In my previous post about Task Manager and Resource Monitor (https://www.ihatemypc.com.au/post/task-manager-resource-monitor-finding-blockages) I outlined briefly how the various interactions of the components of your computer dictate the overall behaviour.
Your computer works by moving things around. Even when you aren't doing something, it probably is.
The Task Manager shows you an overview of the major components of your system, as can be seen below; CPU, Memory, Disks etc.
NOTE: The things that connect these components can also be the bottle neck. This usually can be filed under the title of "motherboard". The motherboard is where all these components are joined together. If it is slow or rubbish or faulty then it doesn't matter now fast anything you plug into it is.
Some of these things correspond to questions you may, or should have, asked when you bought the machine; how much memory (RAM) does it have? How fast is the hard disk (SSD or traditional hard drive), how fast is the processor (CPU) and so on.
So depending on the answers to those questions it is quite possible that your machine is a dud right out of the box.
These $300 laptops you see advertised...yeah, they are that price because the answers to those questions aren't good.
When any one of the graphs shown above is constantly at capacity then you are going to be frustrated if not outright thwarted.
I have had customers come to me with brand new machines complaining that they are slow.
Thinking that they've done something wrong they ask me to fix it.
Unfortunately there's no way to turn a Toyota Corolla into a Ferrari.
Of course there are lots of other factors that can make a computer a dud.

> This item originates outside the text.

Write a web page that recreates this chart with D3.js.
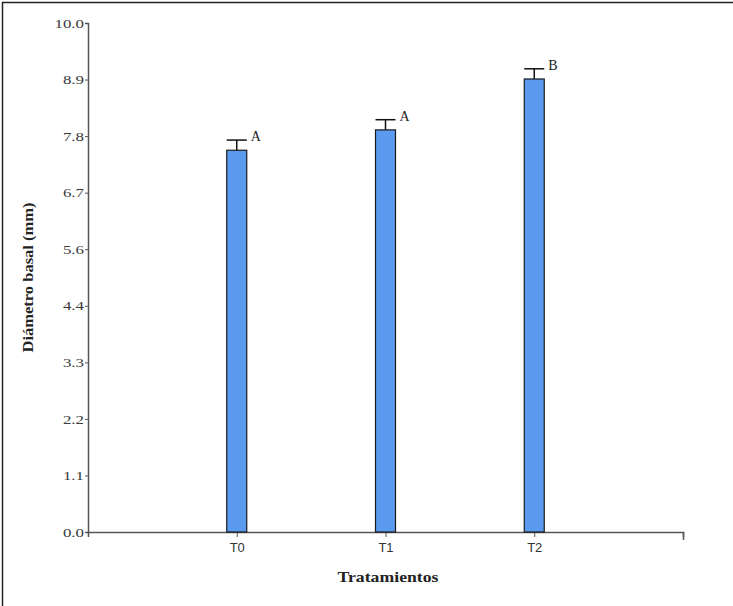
<!DOCTYPE html>
<html>
<head>
<meta charset="utf-8">
<script src="https://cdn.jsdelivr.net/npm/d3@7"></script>
<style>
  body { margin: 0; background: #fff; }
  svg { display: block; }
</style>
</head>
<body>
<div id="chart"></div>
<script>
// data
const treatments = ["T0", "T1", "T2"];
const means = [7.5, 7.9, 8.9];
const errors = [0.2, 0.2, 0.2];
const letters = ["A", "A", "B"];
const yTicks = [0, 10/9, 20/9, 30/9, 40/9, 50/9, 60/9, 70/9, 80/9, 10];

const W = 733, H = 606;
const serif = "'Liberation Serif', 'Times New Roman', serif";
const svg = d3.select("#chart").append("svg")
  .attr("width", W)
  .attr("height", H);

// the source figure is a bit stretched sideways, so widen serif text
function stretch(sel, k) {
  sel.each(function() {
    const len = this.getComputedTextLength();
    d3.select(this).attr("textLength", len * k).attr("lengthAdjust", "spacingAndGlyphs");
  });
}

// picture frame (left + top edges)
svg.append("path")
  .attr("d", `M2.5,${H} L2.5,2.5 L${W},2.5`)
  .attr("fill", "none")
  .attr("stroke", "#222")
  .attr("stroke-width", 1.5);

const x = d3.scaleLinear().domain([0, 4]).range([88, 683]);
const y = d3.scaleLinear().domain([0, 10]).range([532, 23]);
const barW = 20;

// y axis
const yAxis = svg.append("g")
  .attr("transform", `translate(${x(0)},0)`)
  .call(d3.axisLeft(y).tickValues(yTicks).tickSize(3).tickPadding(1)
    .tickFormat(d3.format(".1f")));
yAxis.select(".domain").attr("stroke", "#555").attr("stroke-width", 1.5);
yAxis.selectAll(".tick line").attr("stroke", "#555");
yAxis.selectAll("text")
  .attr("fill", "#3a3a3a")
  .style("font-family", serif)
  .style("font-size", "13px")
  .call(stretch, 1.3);

// x axis
const xAxis = svg.append("g")
  .attr("transform", `translate(0,${y(0)})`)
  .call(d3.axisBottom(x).tickValues([1, 2, 3, 4]).tickSize(5).tickPadding(6)
    .tickFormat((d) => treatments[d - 1] || ""));
xAxis.select(".domain").attr("stroke", "#555").attr("stroke-width", 1.5);
xAxis.selectAll(".tick line").attr("stroke", "#555");
xAxis.selectAll(".tick").filter((d) => d === 4).select("line")
  .attr("y2", 8).attr("stroke-width", 1.5);
xAxis.selectAll("text")
  .attr("fill", "#333")
  .style("font-family", "'Liberation Sans', Arial, sans-serif")
  .style("font-size", "13px");

const items = treatments.map((t, i) => ({ t, i, m: means[i], e: errors[i], l: letters[i] }));

// bars
svg.append("g").selectAll("rect")
  .data(items)
  .enter()
  .append("rect")
  .attr("x", (d) => x(d.i + 1) - barW / 2)
  .attr("y", (d) => y(d.m))
  .attr("width", barW)
  .attr("height", (d) => y(0) - y(d.m))
  .attr("fill", "#5a9bef")
  .attr("stroke", "#1a1a1a")
  .attr("stroke-width", 1.2);

// error bars (upper only)
const eb = svg.append("g").attr("stroke", "#111").attr("stroke-width", 1.5);
eb.selectAll("line.v")
  .data(items)
  .enter()
  .append("line")
  .attr("class", "v")
  .attr("x1", (d) => x(d.i + 1))
  .attr("x2", (d) => x(d.i + 1))
  .attr("y1", (d) => y(d.m))
  .attr("y2", (d) => y(d.m + d.e));
eb.selectAll("line.cap")
  .data(items)
  .enter()
  .append("line")
  .attr("class", "cap")
  .attr("x1", (d) => x(d.i + 1) - barW / 2)
  .attr("x2", (d) => x(d.i + 1) + barW / 2)
  .attr("y1", (d) => y(d.m + d.e))
  .attr("y2", (d) => y(d.m + d.e));

// significance letters
svg.append("g").selectAll("text")
  .data(items)
  .enter()
  .append("text")
  .attr("x", (d) => x(d.i + 1) + barW / 2 + 4)
  .attr("y", (d) => y(d.m + d.e) + 1)
  .text((d) => d.l)
  .attr("fill", "#222")
  .style("font-family", serif)
  .style("font-size", "14px");

// axis titles
svg.append("text")
  .attr("transform", `translate(33,${(y(0) + y(10)) / 2}) rotate(-90)`)
  .attr("text-anchor", "middle")
  .style("font-family", serif)
  .style("font-size", "15px")
  .style("font-weight", "bold")
  .attr("fill", "#222")
  .text("Diámetro basal (mm)")
  .attr("textLength", 150)
  .attr("lengthAdjust", "spacingAndGlyphs");

svg.append("text")
  .attr("x", 388)
  .attr("y", 582)
  .attr("text-anchor", "middle")
  .style("font-family", serif)
  .style("font-size", "15px")
  .style("font-weight", "bold")
  .attr("fill", "#222")
  .text("Tratamientos")
  .attr("textLength", 101)
  .attr("lengthAdjust", "spacingAndGlyphs");
</script>
</body>
</html>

There are many examples of poor design, manufacturing faults and bad software that can leave you with a hole in your bank account and not much of a computer.
It is hard to find an objective review of these things these days. Whatever viewpoint you have can be verified by Googling. But is it the right viewpoint?
The best advice I can provide in this context is:
1) Don't be cheap. If you want it to work OK you need to pay an OK amount of money. You do still get what you pay for (mostly).
2) Know your consumer rights and return policies. If an item is NOT "fit for purpose" then you have a right to a no-questions-asked return and refund (check your local laws).
3) Be strong. Retail stores will often bully you into buying what they are selling over what you need or want.
4) Get some advice before buying. Check out CHOICE online, ask you computer person...whatever. Just get some help BEFORE you buy.
I have a buying guide that I update and send to my customers (when they ask for it). It answer a lot of your questions about how to buy a new computer. Message me through this web site and I'll send it to you.
As an amusing end to this post, I'll tell you about a phone call I recently had.
A customer obtained my buying guide about 2 years ago and went to a retail store with it so they could buy the right laptop.
The smarty pants in the store poo-pood my buying guide and sold my customer something else.
My customer put up a fight but the instore doubt meant he bought what the salesman said not what my document and his considerations had decided upon.
Guess what? The machine was a pain in the arse from day one.